Решив спросить прямо, я прерываю его монолог — кажется, Сашка пересказывал какой-то фильм — и задаю волнующий вопрос прямо в лоб:
— Саш, у тебя что-то случилось?
Он мигом затыкается. Но не отвечает. Лишь шагает быстрее.
Затащив меня в квартиру, Сашка прижимает неожиданно меня к стене и целует.
Я всегда любила наши поцелуи, такие светлые и наполненные добром. Но не сейчас.
Слегка отстраняюсь и возмущаюсь:
— Сашка, ты зубы чистил?
Он будто бы безумен, в глазах не мелькает и капли беспокойства по этому поводу. Он лишь достает из кармана... Шприц, наполненный странной жидкостью.
— Василис, ты знаешь, что такое крокодил?
* * *
Ступор.
А потом — ужас.
Что такое "крокодил" я знала.
Саша действительно неизлечимо болен.
— Ты... Ты наркоман?
Эти слова непривычные и отдают во рту горечью. Нет, нет, какой наркоман? Быть такого не может!
Кивок. Ему явно сложно признаваться в этом даже самому себе, но Саша доверился мне.
И за это доверие я ему благодарна.
Он уходит в ванную, и я остаюсь одна.
Теперь, когда я знаю правду, мне страшно отпускать его туда. И так понятно, чем он сейчас занимается. И одна часть меня кричит — "Останови его!", а вторая прекрасно понимает как я бессильна.
Я одна и от этого вдвойне больнее. Слезы наворачиваются на глаза, но плакать нельзя. Да и чем это поможет?
Саши нет пять минут...десять... пятнадцать...
Паника захлёстывает меня, и я, не в силах больше терпеть, подбегаю к двери за которой он — Саша! Черт знает, что с ним могло произойти!
На всякий случай стучу, но не получаю ответа. И дёргаю ручку на себя, едва ли не вырывая ее.

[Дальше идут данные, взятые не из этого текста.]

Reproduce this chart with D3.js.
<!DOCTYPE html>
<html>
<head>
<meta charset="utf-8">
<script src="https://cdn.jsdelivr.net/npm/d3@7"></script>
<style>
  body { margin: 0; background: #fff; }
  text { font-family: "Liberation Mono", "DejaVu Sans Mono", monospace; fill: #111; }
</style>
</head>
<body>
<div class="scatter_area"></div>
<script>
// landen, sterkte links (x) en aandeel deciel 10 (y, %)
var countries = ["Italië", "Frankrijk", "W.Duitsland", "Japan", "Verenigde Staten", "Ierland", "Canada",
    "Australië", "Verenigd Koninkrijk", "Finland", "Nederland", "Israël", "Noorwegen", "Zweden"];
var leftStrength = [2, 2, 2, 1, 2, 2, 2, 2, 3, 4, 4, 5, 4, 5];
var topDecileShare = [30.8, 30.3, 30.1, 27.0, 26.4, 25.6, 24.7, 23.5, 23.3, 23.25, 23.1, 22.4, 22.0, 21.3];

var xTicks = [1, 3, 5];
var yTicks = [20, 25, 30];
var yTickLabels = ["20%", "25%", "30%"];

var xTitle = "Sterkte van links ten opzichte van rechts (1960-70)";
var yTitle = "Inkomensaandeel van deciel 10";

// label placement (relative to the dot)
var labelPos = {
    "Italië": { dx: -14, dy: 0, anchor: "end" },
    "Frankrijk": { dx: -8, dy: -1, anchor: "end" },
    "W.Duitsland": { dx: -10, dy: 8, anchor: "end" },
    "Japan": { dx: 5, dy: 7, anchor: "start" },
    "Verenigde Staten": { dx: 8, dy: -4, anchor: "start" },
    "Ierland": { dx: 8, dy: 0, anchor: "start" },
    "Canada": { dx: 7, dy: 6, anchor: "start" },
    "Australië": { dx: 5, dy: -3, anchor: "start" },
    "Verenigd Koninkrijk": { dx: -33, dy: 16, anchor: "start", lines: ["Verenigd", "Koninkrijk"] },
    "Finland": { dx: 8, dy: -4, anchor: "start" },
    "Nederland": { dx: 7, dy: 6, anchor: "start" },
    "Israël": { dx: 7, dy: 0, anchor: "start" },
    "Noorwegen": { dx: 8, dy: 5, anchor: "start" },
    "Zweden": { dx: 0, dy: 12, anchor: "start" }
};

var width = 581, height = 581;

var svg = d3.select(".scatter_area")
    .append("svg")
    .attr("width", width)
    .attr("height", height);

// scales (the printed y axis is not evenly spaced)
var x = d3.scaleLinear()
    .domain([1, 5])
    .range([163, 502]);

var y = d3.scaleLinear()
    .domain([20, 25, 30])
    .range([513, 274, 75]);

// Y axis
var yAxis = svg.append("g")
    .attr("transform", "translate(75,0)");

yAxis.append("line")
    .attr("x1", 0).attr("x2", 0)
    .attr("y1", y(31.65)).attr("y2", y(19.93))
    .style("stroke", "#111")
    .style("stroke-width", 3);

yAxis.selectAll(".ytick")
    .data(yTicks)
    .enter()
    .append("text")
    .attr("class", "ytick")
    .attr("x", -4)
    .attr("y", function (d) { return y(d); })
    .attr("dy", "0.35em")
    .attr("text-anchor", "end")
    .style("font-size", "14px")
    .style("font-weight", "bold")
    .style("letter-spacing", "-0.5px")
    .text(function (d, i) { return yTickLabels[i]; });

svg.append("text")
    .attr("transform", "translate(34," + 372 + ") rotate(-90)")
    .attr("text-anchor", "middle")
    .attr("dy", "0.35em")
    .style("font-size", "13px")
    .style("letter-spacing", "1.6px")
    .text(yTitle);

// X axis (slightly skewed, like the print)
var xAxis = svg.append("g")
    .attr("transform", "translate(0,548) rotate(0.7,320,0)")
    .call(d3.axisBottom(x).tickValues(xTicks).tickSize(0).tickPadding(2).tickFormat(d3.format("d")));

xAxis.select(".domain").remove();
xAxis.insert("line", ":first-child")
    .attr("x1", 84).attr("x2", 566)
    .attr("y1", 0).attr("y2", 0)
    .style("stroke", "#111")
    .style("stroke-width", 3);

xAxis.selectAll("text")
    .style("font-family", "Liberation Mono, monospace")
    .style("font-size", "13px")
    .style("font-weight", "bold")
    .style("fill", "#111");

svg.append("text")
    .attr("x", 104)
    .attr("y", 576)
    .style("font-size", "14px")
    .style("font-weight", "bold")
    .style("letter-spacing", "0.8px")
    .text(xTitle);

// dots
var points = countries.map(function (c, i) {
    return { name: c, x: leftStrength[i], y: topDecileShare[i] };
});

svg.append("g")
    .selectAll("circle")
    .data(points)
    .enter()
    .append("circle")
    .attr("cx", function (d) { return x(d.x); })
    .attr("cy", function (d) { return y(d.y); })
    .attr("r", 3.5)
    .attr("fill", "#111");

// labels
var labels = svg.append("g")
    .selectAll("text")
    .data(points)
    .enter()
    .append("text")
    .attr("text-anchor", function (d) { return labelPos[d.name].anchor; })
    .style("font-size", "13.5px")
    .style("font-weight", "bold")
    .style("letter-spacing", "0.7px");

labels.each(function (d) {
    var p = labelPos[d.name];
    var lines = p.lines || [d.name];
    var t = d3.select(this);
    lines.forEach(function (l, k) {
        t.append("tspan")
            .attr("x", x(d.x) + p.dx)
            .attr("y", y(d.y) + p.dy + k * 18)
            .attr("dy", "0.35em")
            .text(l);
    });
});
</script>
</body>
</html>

Перед моими глазами встаёт ужасная картина — лежащий в неестественной позе Саша, с зажатым шприцем в руке.
Что же ты натворил?...
Я кидаюсь к рюкзаку в поисках телефона. Нашла!
Я быстро набираю номер скорой, сбивчиво объясняя где и что случилось.
Теперь остаётся только ждать.
Кидаюсь в подъезд, чтобы открыть двери и возвращаюсь к Саше.
Ну вот и как так получилось?
Перед глазами проносятся все наши прогулки, переписки, поцелуи. Просто ведь играли в баскетбол... И доигрались.
Приехала скорая. Я как в бреду — вроде что-то делаю и говорю, но не могу понять что.
Сашу увозят, а меня не берут. Только сообщили номер больницы. И я бегу за машиной, бегу, пока не сбивается дыхание. Внезапно я понимаю, что не взяла ничего, кроме блокнота.
И знаю, на какой странице открывать.
На меня смотрят ехидно прищуренные глаза. Кудрявая голова чуть склонена набок.
А ещё прямо на шее расплывается мокрое пятно от слезы. Это мой последний, завершающий штрих.
А ведь сегодня и впрямь хреновый день.
* * *
Через полчаса я уже сижу в коридоре больнице, нервная и напуганная. Врачи пообещали, что с Сашкой все будет хорошо, и я искренне хочу им верить.
Мне холодно, и я кутаюсь в куртку, но даже она не может меня согреть.
Наконец из палаты выходит пухленький доктор в халате. И по его лицу можно сразу все прочесть.
— Александр Городов умер. Время смерти — 19:27.